Robbie Keen

No. 9, 10, 6
- Positions: Kicker, punter

Personal information
- Born: August 2, 1968 (age 58) Bremerton, Washington, U.S.
- Listed height: 6 ft 4 in (1.93 m)
- Listed weight: 215 lb (98 kg)

Career information
- High school: Casa Roble (Orangevale, California)
- College: California (1987–1990)
- NFL draft: 1991: 9th round, 244th overall pick

Career history
- Kansas City Chiefs (1991)*; San Francisco 49ers (1991–1992)*; → Sacramento Surge (1992); → Frankfurt Galaxy (1992); Cleveland Browns (1993)*; Las Vegas Posse (1994); Shreveport Pirates (1995); Edmonton Eskimos (1996)*;
- * Offseason or practice squad member only

Awards and highlights
- First-team All-American (1989); Second-team All-American (1988); First-team All-Pac-10 (1988);

Career CFL statistics
- Games played: 36
- Punts: 297
- Punting yards: 11,405
- Average punt: 42.7
- Longest punt: 84
- Points scored: 7
- Kickoff yards: 3,265
- Stats at CFL.ca

= Robbie Keen =

American football player (born 1968)

Robbie Keen (born August 2, 1968) is an American former professional football placekicker and punter who played in the Canadian Football League (CFL) with the Las Vegas Posse, Shreveport Pirates and Edmonton Eskimos. He played college football for the California Golden Bears. Keen had stints in the National Football League (NFL) with the Kansas City Chiefs, San Francisco 49ers and Cleveland Browns and in the World League of American Football (WLAF) with the Sacramento Surge and Frankfurt Galaxy.

== Early life ==
Keen was born on August 2, 1968, in Bremerton, Washington. He attended Casa Roble High School in Orangevale, California.

==College career==
Keen played college football for the California Golden Bears from 1987 to 1990. He was a first-team and second-team All-American in 1989 and 1988 respectively. Keen had an average of 42.5 yards per punt, 23 for 23 on extra points and 21 of 25 on field goals, which led the Pac-10. In 1991, he played in the East–West Shrine Game.

==Professional career==

=== Kansas City Chiefs ===
Keen was selected in the ninth round, with the 244th overall selection, by the Kansas City Chiefs in the 1991 NFL draft. On August 19, he was released by the team.

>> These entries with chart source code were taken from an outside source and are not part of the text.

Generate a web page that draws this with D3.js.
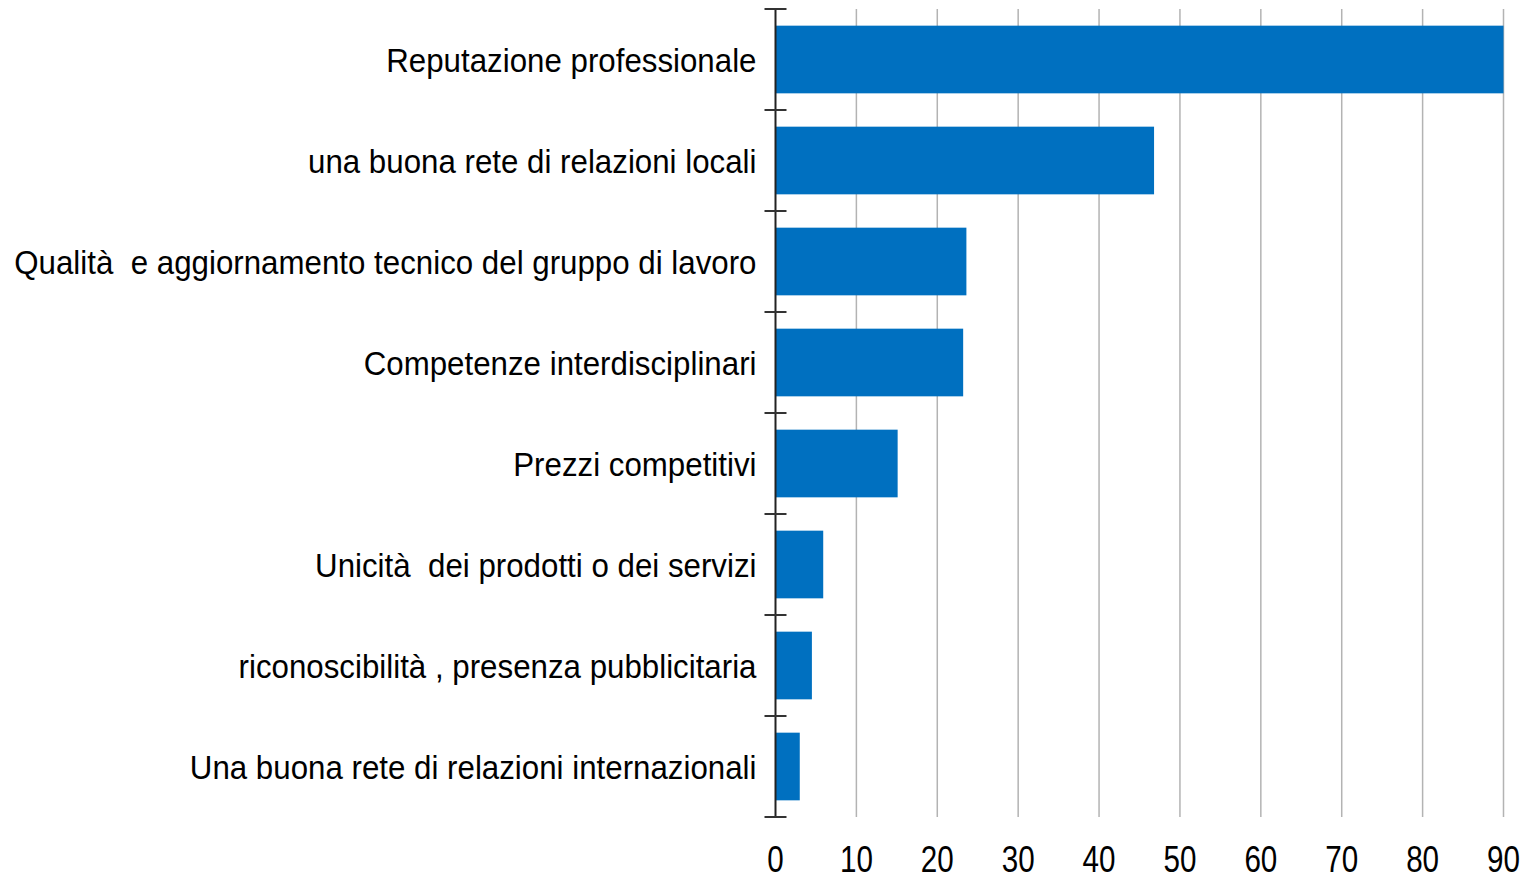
<!DOCTYPE html>
<html>
<head>
<meta charset="utf-8">
<script src="https://cdn.jsdelivr.net/npm/d3@7"></script>
<style>
  body { margin: 0; background: #fff; }
  svg text { font-family: "Liberation Sans Narrow", "Liberation Sans", Arial, sans-serif; fill: #000; white-space: pre; }
</style>
</head>
<body>
<div id="chart"></div>
<script>
// Size of the drawing area, same as the browser window
const w = 1528;
const h = 879;

// Categories top to bottom and their values
const categories = [
  "Reputazione professionale",
  "una buona rete di relazioni locali",
  "Qualità  e aggiornamento tecnico del gruppo di lavoro",
  "Competenze interdisciplinari",
  "Prezzi competitivi",
  "Unicità  dei prodotti o dei servizi",
  "riconoscibilità , presenza pubblicitaria",
  "Una buona rete di relazioni internazionali"
];
const values = [90, 46.8, 23.6, 23.2, 15.1, 5.9, 4.5, 3.0];
const xTicks = [0, 10, 20, 30, 40, 50, 60, 70, 80, 90];

// Plot edges
const plotLeft = 775.5;
const plotRight = 1503.5;
const plotTop = 9;
const plotBottom = 817;

// the narrow font is not installed, so the text is squeezed sideways
const labelSqueeze = 0.92;
const tickSqueeze = 0.8;

const svg = d3.select("#chart").append("svg")
  .attr("width", w)
  .attr("height", h);

const xScale = d3.scaleLinear().domain([0, 90]).range([plotLeft, plotRight]);
const yScale = d3.scaleBand()
  .domain(categories)
  .range([plotTop, plotBottom])
  .paddingInner(0.33)
  .paddingOuter(0.165);

// vertical grid lines
svg.append("g")
  .selectAll("line")
  .data(xTicks.slice(1))
  .enter()
  .append("line")
  .attr("x1", d => xScale(d))
  .attr("x2", d => xScale(d))
  .attr("y1", plotTop)
  .attr("y2", plotBottom)
  .attr("stroke", "#b3b3b3")
  .attr("stroke-width", 1.5);

// bars
svg.append("g")
  .selectAll("rect")
  .data(categories)
  .enter()
  .append("rect")
  .attr("x", xScale(0))
  .attr("y", d => yScale(d))
  .attr("width", (d, i) => xScale(values[i]) - xScale(0))
  .attr("height", yScale.bandwidth())
  .attr("fill", "#0070c0");

// y axis line with crossing ticks at band edges
const yAxisG = svg.append("g");
yAxisG.append("line")
  .attr("x1", plotLeft).attr("x2", plotLeft)
  .attr("y1", plotTop).attr("y2", plotBottom)
  .attr("stroke", "#222").attr("stroke-width", 2);

const step = (plotBottom - plotTop) / categories.length;
yAxisG.selectAll("line.tick")
  .data(d3.range(categories.length + 1))
  .enter()
  .append("line")
  .attr("class", "tick")
  .attr("x1", plotLeft - 11).attr("x2", plotLeft + 11)
  .attr("y1", d => plotTop + d * step)
  .attr("y2", d => plotTop + d * step)
  .attr("stroke", "#333").attr("stroke-width", 2);

// category labels
svg.append("g")
  .selectAll("text")
  .data(categories)
  .enter()
  .append("text")
  .attr("transform", d => `translate(${plotLeft - 19},${yScale(d) + yScale.bandwidth() / 2}) scale(${labelSqueeze},1)`)
  .attr("dy", "0.36em")
  .attr("text-anchor", "end")
  .style("font-size", "34px")
  .text(d => d);

// x tick labels
svg.append("g")
  .selectAll("text")
  .data(xTicks)
  .enter()
  .append("text")
  .attr("transform", d => `translate(${xScale(d)},872) scale(${tickSqueeze},1)`)
  .attr("text-anchor", "middle")
  .style("font-size", "37px")
  .text(d => d);
</script>
</body>
</html>
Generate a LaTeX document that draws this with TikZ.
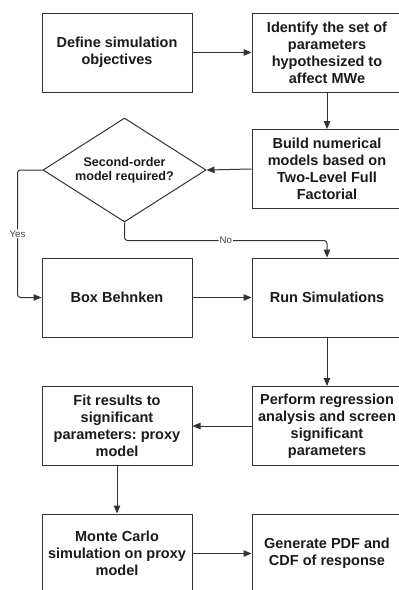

=== San Francisco 49ers ===
On August 31, 1991, Keen was signed by the San Francisco 49ers. On September 26, he was signed to the practice squad. On February 6, 1992, Keen re-signed with the 49ers. On August 24, he was released by the team.

=== Sacramento Surge ===
In February 1992, Keen signed with the Sacramento Surge of the World League of American Football (WLAF). On March 9, he was traded to the Barcelona Dragons.

=== Frankfurt Galaxy ===
On March 17, 1992, Keen signed with the Frankfurt Galaxy. He was the team's kicker and punter, converting seven of 12 field goals and 17 of 17 extra points. Keen averaged 37.7 yards per punt.

=== Cleveland Browns ===
On April 20, 1993, Keen signed with the Cleveland Browns. On August 2, he was waived by the team.

=== Las Vegas Posse ===
In 1994, Keen played with the Las Vegas Posse in the Canadian Football League (CFL). He averaged 41.7 yards per punt with a long of 75 and had 3,365 kickoff yards. Keen also completed three passes for 62 yards and one touchdown.

=== Shreveport Pirates ===
in 1995, after the Las Vegas Posse folded, a dispersal draft was held and Keen was selected in the third round, with the 29th overall selection, by the Shreveport Pirates. As the team's punter, he kicked for an average of 43.8 yards and a long of 84. Keen went two of two on pass attempts for 36 yards.

=== Edmonton Eskimos ===
Keen was selected in the 1996 dispersal draft by the Edmonton Eskimos with the 43rd pick. On June 22, he was released by the team.